Set problem »
Wherever the string "React" appears in the listing, copy that line.

Data extract »
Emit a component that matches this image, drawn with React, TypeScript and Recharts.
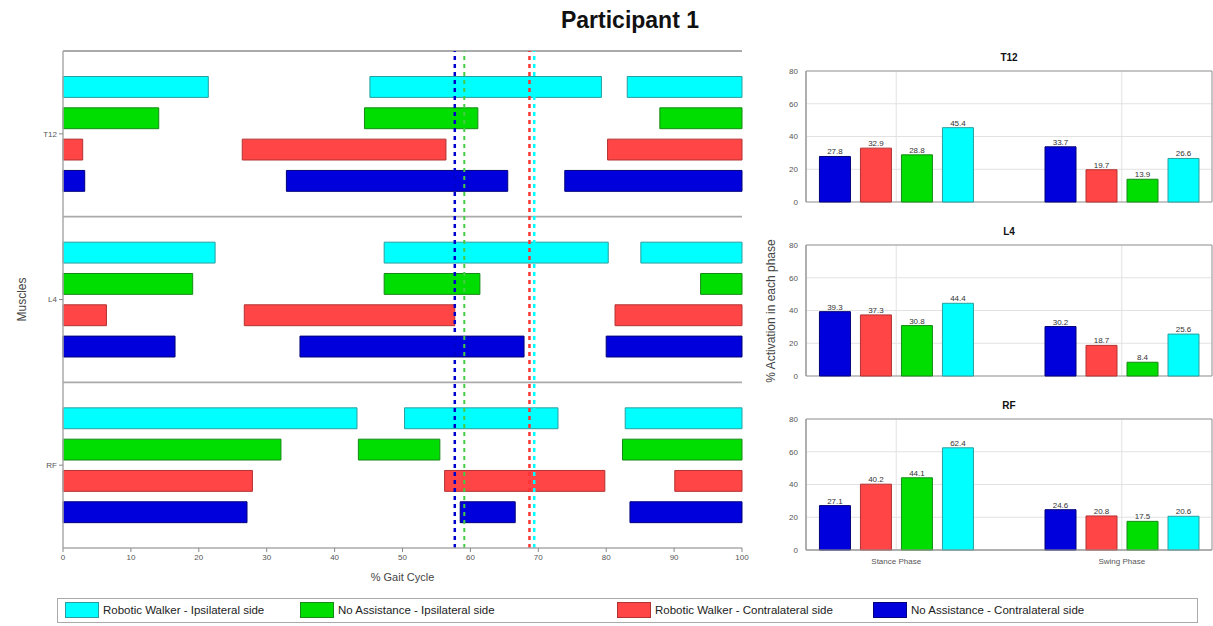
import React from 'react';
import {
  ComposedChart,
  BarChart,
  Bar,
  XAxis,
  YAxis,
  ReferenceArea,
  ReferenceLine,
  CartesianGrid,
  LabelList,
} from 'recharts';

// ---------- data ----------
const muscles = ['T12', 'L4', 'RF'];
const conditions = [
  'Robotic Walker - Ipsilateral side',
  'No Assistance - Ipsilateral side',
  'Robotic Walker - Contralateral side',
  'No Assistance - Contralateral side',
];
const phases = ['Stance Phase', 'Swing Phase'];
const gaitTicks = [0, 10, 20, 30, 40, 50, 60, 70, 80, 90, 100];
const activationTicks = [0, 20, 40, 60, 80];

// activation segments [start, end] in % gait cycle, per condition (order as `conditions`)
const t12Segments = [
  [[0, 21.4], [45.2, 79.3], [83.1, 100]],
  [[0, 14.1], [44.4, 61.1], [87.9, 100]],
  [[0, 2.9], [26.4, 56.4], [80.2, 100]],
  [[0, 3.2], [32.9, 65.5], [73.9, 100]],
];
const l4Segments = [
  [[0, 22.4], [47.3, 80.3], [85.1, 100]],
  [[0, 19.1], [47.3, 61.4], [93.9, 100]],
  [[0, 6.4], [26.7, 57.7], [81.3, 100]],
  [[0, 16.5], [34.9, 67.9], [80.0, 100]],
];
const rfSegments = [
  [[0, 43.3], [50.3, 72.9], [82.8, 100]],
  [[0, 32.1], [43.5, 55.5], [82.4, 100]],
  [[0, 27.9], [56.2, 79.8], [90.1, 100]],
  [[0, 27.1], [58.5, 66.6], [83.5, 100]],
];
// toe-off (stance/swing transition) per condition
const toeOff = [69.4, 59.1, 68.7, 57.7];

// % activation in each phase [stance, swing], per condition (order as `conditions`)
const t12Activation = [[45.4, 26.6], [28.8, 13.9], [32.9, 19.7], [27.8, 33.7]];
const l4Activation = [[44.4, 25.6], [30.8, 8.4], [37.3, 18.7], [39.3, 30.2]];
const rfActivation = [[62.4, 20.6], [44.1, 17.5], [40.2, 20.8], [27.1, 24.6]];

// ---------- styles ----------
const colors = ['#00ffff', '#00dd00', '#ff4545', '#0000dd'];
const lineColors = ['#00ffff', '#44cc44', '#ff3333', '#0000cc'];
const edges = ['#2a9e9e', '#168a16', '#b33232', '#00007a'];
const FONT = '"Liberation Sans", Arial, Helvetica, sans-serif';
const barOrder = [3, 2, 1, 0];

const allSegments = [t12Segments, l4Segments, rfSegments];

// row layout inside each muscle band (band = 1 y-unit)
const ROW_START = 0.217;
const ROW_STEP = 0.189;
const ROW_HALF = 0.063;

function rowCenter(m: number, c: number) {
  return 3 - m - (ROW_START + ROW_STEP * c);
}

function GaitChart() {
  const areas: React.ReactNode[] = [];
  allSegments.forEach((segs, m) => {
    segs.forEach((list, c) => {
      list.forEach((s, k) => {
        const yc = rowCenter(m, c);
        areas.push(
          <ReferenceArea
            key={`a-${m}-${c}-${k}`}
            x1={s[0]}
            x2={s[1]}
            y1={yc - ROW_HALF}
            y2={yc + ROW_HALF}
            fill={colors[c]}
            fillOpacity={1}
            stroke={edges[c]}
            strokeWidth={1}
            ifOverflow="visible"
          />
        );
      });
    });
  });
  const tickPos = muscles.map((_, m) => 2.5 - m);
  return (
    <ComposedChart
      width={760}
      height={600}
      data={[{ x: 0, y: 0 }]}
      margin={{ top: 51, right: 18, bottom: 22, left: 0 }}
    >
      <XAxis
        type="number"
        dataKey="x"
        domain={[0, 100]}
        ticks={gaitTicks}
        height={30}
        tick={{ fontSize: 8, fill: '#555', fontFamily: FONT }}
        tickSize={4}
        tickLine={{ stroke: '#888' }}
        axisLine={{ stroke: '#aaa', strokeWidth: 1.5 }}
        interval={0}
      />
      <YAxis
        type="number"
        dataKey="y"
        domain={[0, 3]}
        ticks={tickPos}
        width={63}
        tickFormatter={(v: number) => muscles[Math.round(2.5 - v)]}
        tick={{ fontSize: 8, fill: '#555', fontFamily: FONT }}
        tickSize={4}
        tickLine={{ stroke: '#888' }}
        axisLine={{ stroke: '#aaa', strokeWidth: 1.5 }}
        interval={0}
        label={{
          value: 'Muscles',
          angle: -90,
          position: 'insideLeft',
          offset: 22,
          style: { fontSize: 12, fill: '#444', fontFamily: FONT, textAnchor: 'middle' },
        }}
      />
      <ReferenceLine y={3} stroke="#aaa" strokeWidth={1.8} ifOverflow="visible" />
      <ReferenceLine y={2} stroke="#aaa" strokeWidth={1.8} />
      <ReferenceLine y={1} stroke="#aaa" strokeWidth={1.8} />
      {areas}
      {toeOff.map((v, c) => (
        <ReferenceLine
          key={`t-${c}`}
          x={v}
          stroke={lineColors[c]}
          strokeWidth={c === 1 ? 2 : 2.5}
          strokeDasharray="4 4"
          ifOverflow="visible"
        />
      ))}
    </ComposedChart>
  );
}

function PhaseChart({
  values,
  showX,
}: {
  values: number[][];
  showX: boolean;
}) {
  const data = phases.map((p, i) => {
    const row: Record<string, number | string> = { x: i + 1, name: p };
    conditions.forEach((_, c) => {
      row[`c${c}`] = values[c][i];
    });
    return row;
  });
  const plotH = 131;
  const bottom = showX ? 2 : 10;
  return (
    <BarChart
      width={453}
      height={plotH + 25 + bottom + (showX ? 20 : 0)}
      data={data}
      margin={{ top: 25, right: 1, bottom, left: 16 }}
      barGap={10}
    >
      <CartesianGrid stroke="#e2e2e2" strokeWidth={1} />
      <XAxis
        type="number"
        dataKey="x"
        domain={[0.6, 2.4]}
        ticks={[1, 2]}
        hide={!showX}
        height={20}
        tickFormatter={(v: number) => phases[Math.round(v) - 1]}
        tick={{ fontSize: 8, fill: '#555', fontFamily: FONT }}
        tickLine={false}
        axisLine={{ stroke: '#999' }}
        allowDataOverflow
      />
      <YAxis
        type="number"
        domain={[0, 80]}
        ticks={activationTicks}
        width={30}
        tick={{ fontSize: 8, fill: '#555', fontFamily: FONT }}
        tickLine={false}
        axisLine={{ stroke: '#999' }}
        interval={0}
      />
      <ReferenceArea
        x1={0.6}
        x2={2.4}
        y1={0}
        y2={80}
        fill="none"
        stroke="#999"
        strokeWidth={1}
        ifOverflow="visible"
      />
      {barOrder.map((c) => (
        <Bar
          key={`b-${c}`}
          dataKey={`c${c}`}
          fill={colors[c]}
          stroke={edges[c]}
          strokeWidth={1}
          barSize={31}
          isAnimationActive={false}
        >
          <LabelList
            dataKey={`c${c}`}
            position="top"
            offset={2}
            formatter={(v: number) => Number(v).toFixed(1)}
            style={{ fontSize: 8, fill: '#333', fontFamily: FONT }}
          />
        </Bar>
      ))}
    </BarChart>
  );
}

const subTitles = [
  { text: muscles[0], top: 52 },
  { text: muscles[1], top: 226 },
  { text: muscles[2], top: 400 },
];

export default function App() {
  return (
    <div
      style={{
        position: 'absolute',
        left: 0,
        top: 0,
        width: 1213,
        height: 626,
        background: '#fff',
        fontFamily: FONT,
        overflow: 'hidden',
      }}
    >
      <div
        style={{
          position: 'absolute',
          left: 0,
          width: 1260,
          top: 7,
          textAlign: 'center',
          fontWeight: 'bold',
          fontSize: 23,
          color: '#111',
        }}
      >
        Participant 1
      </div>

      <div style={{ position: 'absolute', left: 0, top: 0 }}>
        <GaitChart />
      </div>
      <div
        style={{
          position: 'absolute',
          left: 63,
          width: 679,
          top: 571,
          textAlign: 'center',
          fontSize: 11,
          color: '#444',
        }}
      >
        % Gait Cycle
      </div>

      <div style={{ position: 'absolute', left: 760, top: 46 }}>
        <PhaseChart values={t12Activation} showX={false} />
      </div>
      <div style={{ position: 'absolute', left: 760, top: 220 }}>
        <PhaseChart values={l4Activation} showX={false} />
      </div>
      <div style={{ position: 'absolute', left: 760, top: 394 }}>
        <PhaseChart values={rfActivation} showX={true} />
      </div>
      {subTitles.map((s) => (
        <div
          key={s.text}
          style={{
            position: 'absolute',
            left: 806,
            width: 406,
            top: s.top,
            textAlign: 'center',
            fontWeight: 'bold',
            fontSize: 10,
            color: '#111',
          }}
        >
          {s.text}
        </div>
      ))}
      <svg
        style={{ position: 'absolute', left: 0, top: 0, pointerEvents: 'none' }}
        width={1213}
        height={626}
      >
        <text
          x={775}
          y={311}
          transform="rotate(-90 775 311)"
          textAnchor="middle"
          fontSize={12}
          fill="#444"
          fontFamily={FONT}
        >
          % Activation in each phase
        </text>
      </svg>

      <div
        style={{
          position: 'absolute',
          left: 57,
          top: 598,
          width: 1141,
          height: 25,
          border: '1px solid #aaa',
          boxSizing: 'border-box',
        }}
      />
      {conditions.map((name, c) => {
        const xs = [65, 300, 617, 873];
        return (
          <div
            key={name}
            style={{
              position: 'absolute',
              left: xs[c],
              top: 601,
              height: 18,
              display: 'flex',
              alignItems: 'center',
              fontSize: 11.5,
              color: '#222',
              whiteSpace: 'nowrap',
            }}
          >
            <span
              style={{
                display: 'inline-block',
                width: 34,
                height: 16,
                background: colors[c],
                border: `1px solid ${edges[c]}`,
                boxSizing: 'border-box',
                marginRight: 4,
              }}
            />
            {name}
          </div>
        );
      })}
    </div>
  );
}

Reply »
Emit a component that matches this image, drawn with React, TypeScript and Recharts.
import React from 'react';
  const areas: React.ReactNode[] = [];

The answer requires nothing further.